Тема творчества, обозначенная в первой части страстью ночи к лампе-коже - чёрного к белому - обретает своё семантическое поле в лексике третьей части (14-16 строк): губы, книга, читать, сезам, по складам, шептать, - представляющей собой придаточное предложение условия-времени с подлежащим, местоимением первого лица единственного числа Я, и включается в текст союзом <покуда>, наиболее релевантным развёрнутым прочтением которого мне представляется <до тех пор, пока>:
покуда губами припав к плечу,
я, точно книгу читая при
тебе, сезам по складам шепчу.
Таким образом, ТЫ попадает в некую зависимость от Я: ты светишься, покуда я шепчу (аналогично: "Она /словесность/ пока есть в горле влага, не без приюта"),
т.е. пока я могу складывать слоги в слова, чернить бумагу литерами, стоящими в очереди за смыслом.

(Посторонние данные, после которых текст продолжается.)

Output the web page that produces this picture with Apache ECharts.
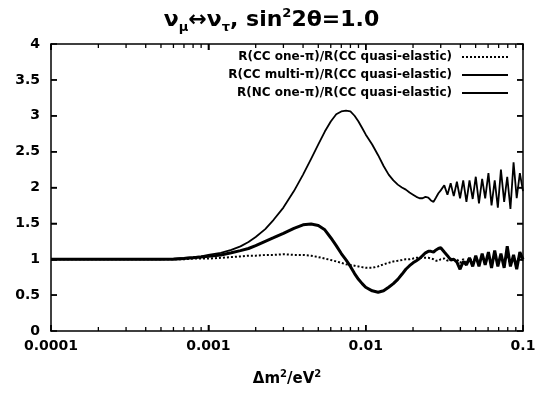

Смысл же слова "сезам" - волшебное заклинание, позволяющее проникнуть в тайну, здесь - в тайну твоего света; "по складам" - всё то же складывание, сочинение, творчество. Пока я заклинаю тебя, слагая стихи, ты светишься. И совсем не обязательно верно, хотя и возможно, обычное житейское обратное: пока ты светишься, т.е. пока жизнь теплится, я слагаю стихи. Нет! Ты светишься благодаря моему шёпоту… , замолкну я - и ты погаснешь. Так, на свой манер, Бродский поддерживает старый романтический миф: поэт и творчество едины; жизнь и поэзия - одно.
В 14-й строчке присутствует и эротический мотив: "губами припав к плечу", но эта близость уподобляется чтению[13] книги при лампе-тебе. Спондей - Я,//точно - усиливает значимость и точность сравнения: создавая паузу, он высветляет семантику выступающего в роли союза наречия <точно>.
Чтение книги соотносится также с шёпотом губ. "Быть может, прежде губ уже родился шёпот", - сказал когда-то Мандельштам; - но не прежде Книги, - добавил бы Бродский.
Ведь он шепчет, точно книгу читая … И шёпот этот отчётливо проступает в эвфонии второй и третьей части увеличением аллитераций глухих, свистящих и шипящих звуков С,Т,Ч,Ш, в то время как фонетический строй начала стихотворения, определяли звонкие согласные З, Ж,Щ.
|
С Т Ч Ш |
З Ж Ц Щ |
1-8 строки |
5 7 6 0 |
6 2 1 3 |
9-16строки |
12 13 8 4 |
2 0 1 0 |
Что касается ассонансов, то как бы создавая параллель концу первой части, в 13-16 строках вновь преобладают гласные А и У: пАкУдА гУбАми припАв к плечУ, //
Я, точнА книгУ читАЯ при // тебе, сезАм пА склАдАм шепчУ.
Поэт снова убаюкивает жизнь, заклинает этот слабый, едва теплющийся свет не уходить, ещё побыть: пока ты спишь и светишься, я шепчу…; но, как мы пытались доказать, вернее и важнее обратное: пока я шепчу - ты светишься.
Итак, пространство в тексте сужается по мере приближения к последнему субъекту, чему соответствует уменьшение количества строк в частях ( ночь -8; ты -5; я - 3 строчки ).
Это характерно для движения центростремительного (т.е. в личностном плане - эгоцентрического), когда ядром оказывается "Я". Только это не всё Я, даже не его крик, а всего лишь еле слышный шёпот, частность, незначительность - шёпот, способный, однако, своими словами, заклинаниями, стихами поддерживать преломлённый в твоих чертах, чертах Жизни, свет-"букварь"[14] - дар Всевышнего. Так стихотворная мысль получает неожиданное "центробежное"[15] развитие. Так частное, личное, необщее приобретает значение Части Целого, становится Частью РЕЧИ. Се-зам!